In Scikit-learn, the Affinity Propagation algorithm is implemented in the sklearn.cluster package. To apply Affinity Propagation, use the AffinityPropagation module.

7. OPTICS 

Short for Ordering Points To Identify the Clustering Structure, is a technique for finding density-based clusters in spatial data. It works similarly to the DBSCAN algorithm.

By arranging the database points such that the spatially closest points become neighbors in the ordering, OPTICS addresses the challenge of identifying meaningful clusters in data with changing density, a limitation of the DBSCAN algorithm.

OPTICS clustering is implemented in the sklearn.cluster package of Scikit-learn. To perform OPTICS clustering, use the OPTICS module.

8. DBSCAN

DBSCAN, or Density-Based Spatial Clustering of Applications with Noise, is based on the concepts of “clusters” and “noise”. It states that clusters are areas of higher density surrounded by regions of lower density data points.

DBSCAN clustering is implemented in the sklearn.cluster package of Scikit-learn. To perform DBSCAN clustering, use the DBSCAN module.

The algorithm requires two crucial parameters, min_samples and eps, to define density. The greater the value of min_samples or the lower the value of eps, the higher the density of data points required to form a cluster.

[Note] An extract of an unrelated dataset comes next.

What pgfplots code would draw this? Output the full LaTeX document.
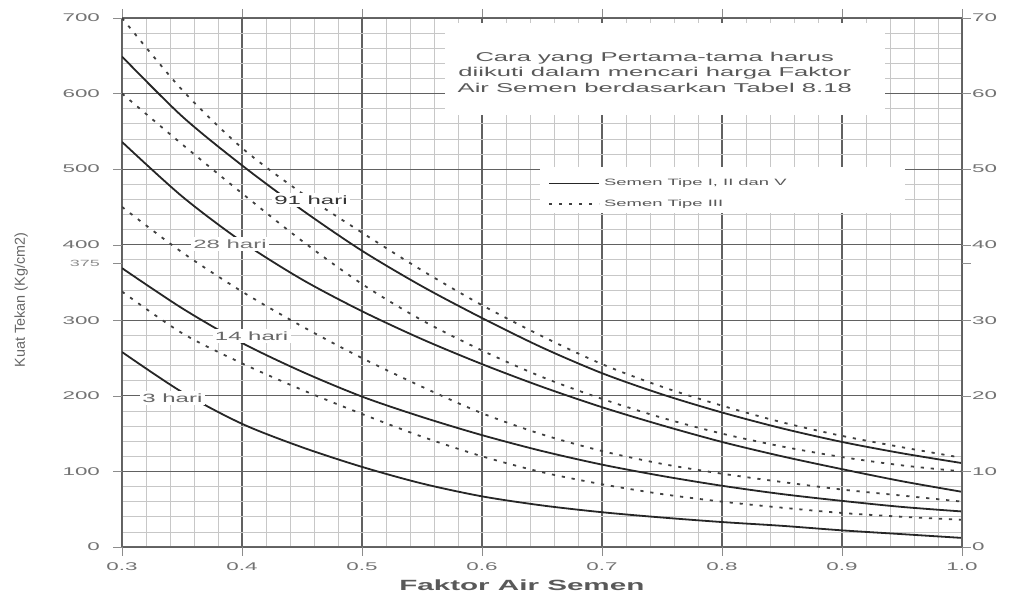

Comparison of Clustering Methods Based on Parameters, Scalability, and Metric

Let us compare the Sklearn clustering methods to get a clearer understanding of each. The comparison has been summarized in the table below:

S No.

Algorithm Name

Parameters

Metric Used

Scalability

1. Mean-Shift Bandwidth Distance between points Not scalable and has n samples
2. Hierarchical Clustering Cluster numbers or Distance threshold Distance between points Large n samples and large n clusters
3. BIRCH Branching factor and Threshold Euclidean distance between points Large n samples and large n clusters
4. Spectral Clustering Cluster numbers Graph Distance A small level of scalability with n clusters and a medium level of scalability with n samples
5. Affinity Propagation Damping Graph Distance It is not scalable and has n samples.
6. K-Means Cluster numbers Distance between points Very large n samples
7. OPTICS Minimum cluster membership Distance between points Large n clusters and very large n samples
8. DBSCAN Neighborhood size. Medium n clusters and very large n samples Nearest point distance

Implementation of Algorithms

  • LNKnet Software: A public domain software offered by MIT Lincoln Laboratory.
  • Cluster and Tree View Software: Programs that offer a graphical and computational environment to analyze data from various datasets.
  • These software options are popular for implementing multiple data clustering algorithms.